In September 1914, just one month after entering the First World War, Canada sent one aircraft of the Canadian Aviation Corps to England.
It was only a decade after the first controlled powered flight, and military use of aircraft was still in its infancy. Italy had used aircraft for reconnaissance photography and to direct artillery fire in the year-long war with Turkey ending in 1912. They had even dropped grenades from aircraft and are credited with the first military aerial bombing.
But at the beginning of the First World War, planes were made from wood and fabric and were hardly robust. Canada’s first military aircraft reportedly disintegrated soon after landing. Any Canadian who wanted to fly had to join the Royal Air Force.
The war spurred exponential development of aircraft technology. Soon planes were more than eyes in the air, and were armed and used for ground attacks, dog fights and anti-submarine patrols.
More than 22,000 Canadians served as pilots, observers and mechanics in the RAF by the time the war ended, collectively earning more than 800 decorations for valour, including three Victoria Crosses. Canada produced 171 air aces, pilots or gunners who destroyed five or more enemy aircraft or air ships. About 1,600 Canadian airmen died during the war.
Near the end of the war, the British Air Ministry authorized an independent Canadian Air Force. Canada chose air ace Billy Bishop, now a lieutenant-colonel, as commander. He began setting up fighter and bomber squadrons, but the war ended before they got off the ground.

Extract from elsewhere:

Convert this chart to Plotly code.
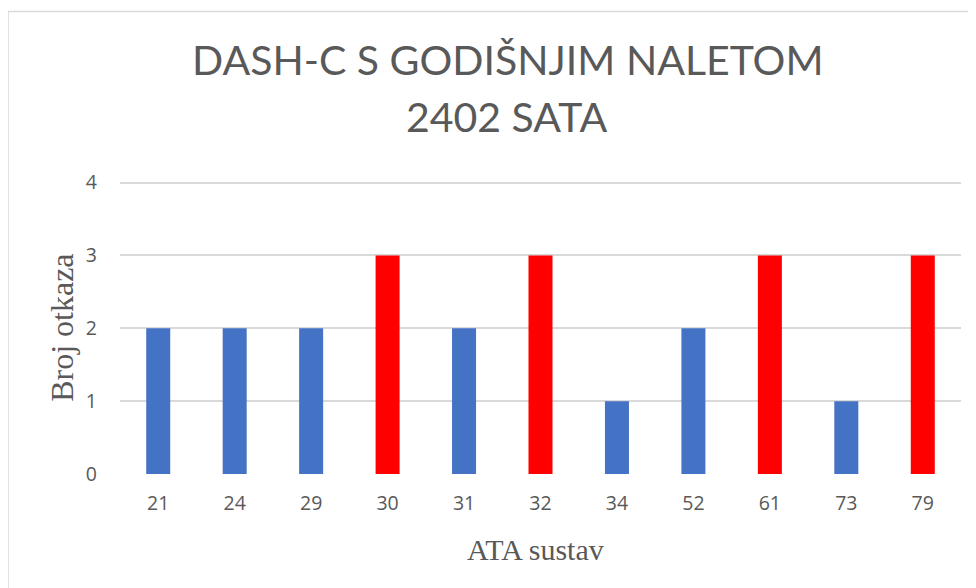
import plotly.graph_objects as go

categories = ['21', '24', '29', '30', '31', '32', '34', '52', '61', '73', '79']
values = [2, 2, 2, 3, 2, 3, 1, 2, 3, 1, 3]
bar_colors = ['#FF0000' if v == 3 else '#4472C4' for v in values]
y_ticks = [0, 1, 2, 3, 4]
y_top = 4.05

W, H = 976, 588
OFF = 8  # page body offset
# target page-pixel geometry: x extent of plot, y of value 4 and value 0
GX0, GX1, Y4, Y0 = 120, 961, 183, 474
unit = (Y0 - Y4) / 4
GY0 = Y4 - (y_top - 4) * unit
L = GX0 - OFF
R = W - (GX1 - OFF)
T = GY0 - OFF
B = H - (Y0 - OFF)
pw, ph = W - L - R, H - T - B

def px_x(x):
    return (x - OFF - L) / pw

def px_y(y):
    return (H - B - (y - OFF)) / ph

fig = go.Figure()
fig.add_trace(go.Bar(
    x=categories, y=values,
    marker=dict(color=bar_colors, line=dict(width=0)),
    width=0.314,
))

fig.update_layout(
    width=W, height=H,
    margin=dict(l=L, r=R, t=T, b=B),
    paper_bgcolor='white', plot_bgcolor='white',
    showlegend=False,
    xaxis=dict(
        type='category', showgrid=False, zeroline=False, showline=False,
        ticks='', tickfont=dict(family='Open Sans', size=19.5, color='#595959'),
        ticklabelstandoff=15,
    ),
    yaxis=dict(
        range=[0, y_top], tickvals=y_ticks, showgrid=True, gridcolor='#d9d9d9',
        gridwidth=1.5, zeroline=False, showline=False, ticks='',
        tickfont=dict(family='Open Sans', size=19.5, color='#595959'),
        ticklabelstandoff=22,
    ),
    annotations=[
        dict(text='DASH-C S GODIŠNJIM NALETOM', xref='paper', yref='paper',
             x=px_x(507), y=px_y(60), xanchor='center', yanchor='middle', showarrow=False,
             font=dict(family='Lato', size=41, color='#595959')),
        dict(text='2402 SATA', xref='paper', yref='paper',
             x=px_x(507), y=px_y(117), xanchor='center', yanchor='middle', showarrow=False,
             font=dict(family='Lato', size=41, color='#595959')),
        dict(text='Broj otkaza', xref='paper', yref='paper', x=px_x(62), y=px_y(328),
             xanchor='center', yanchor='middle', textangle=-90, showarrow=False,
             font=dict(family='Liberation Serif', size=32, color='#595959')),
        dict(text='ATA sustav', xref='paper', yref='paper', x=px_x(535), y=px_y(549),
             xanchor='center', yanchor='middle', showarrow=False,
             font=dict(family='Liberation Serif', size=30, color='#595959')),
    ],
    shapes=[
        dict(type='rect', xref='paper', yref='paper', x0=px_x(8), y0=px_y(620),
             x1=px_x(1000), y1=px_y(12), line=dict(color='#d9d9d9', width=1.5),
             fillcolor='rgba(0,0,0,0)', layer='below'),
    ],
)

fig.write_html('out.html')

Although planes had proved their military value during the war, Canada wrestled with the idea of maintaining a military air force in the following peace. The Air Board was established in 1919 to control civilian, government and military flight within Canada.
The board created the Canadian Air Force in 1920 as a small air militia employing wartime pilots flying surplus British aircraft. It was absorbed into the new Department of National Defence in 1923, and the CAF became responsible for civilian as well as military aviation.
On April 1, 1924, the Royal Canadian Air Force was created, but it wasn’t until the 1930s that it became purely military. In 1938, it achieved separate service status equal to the Canadian army and navy. At the beginning of the Second World War, the RCAF had about 4,000 personnel, but few of its 270 aircraft were modern. That changed quickly.
Canada ended the Second World War with the fourth largest air force, with more than 215,000 personnel. It had produced more than 16,000 military aircraft and had trained more than 131,000 air crew in the British Commonwealth Air Training Program.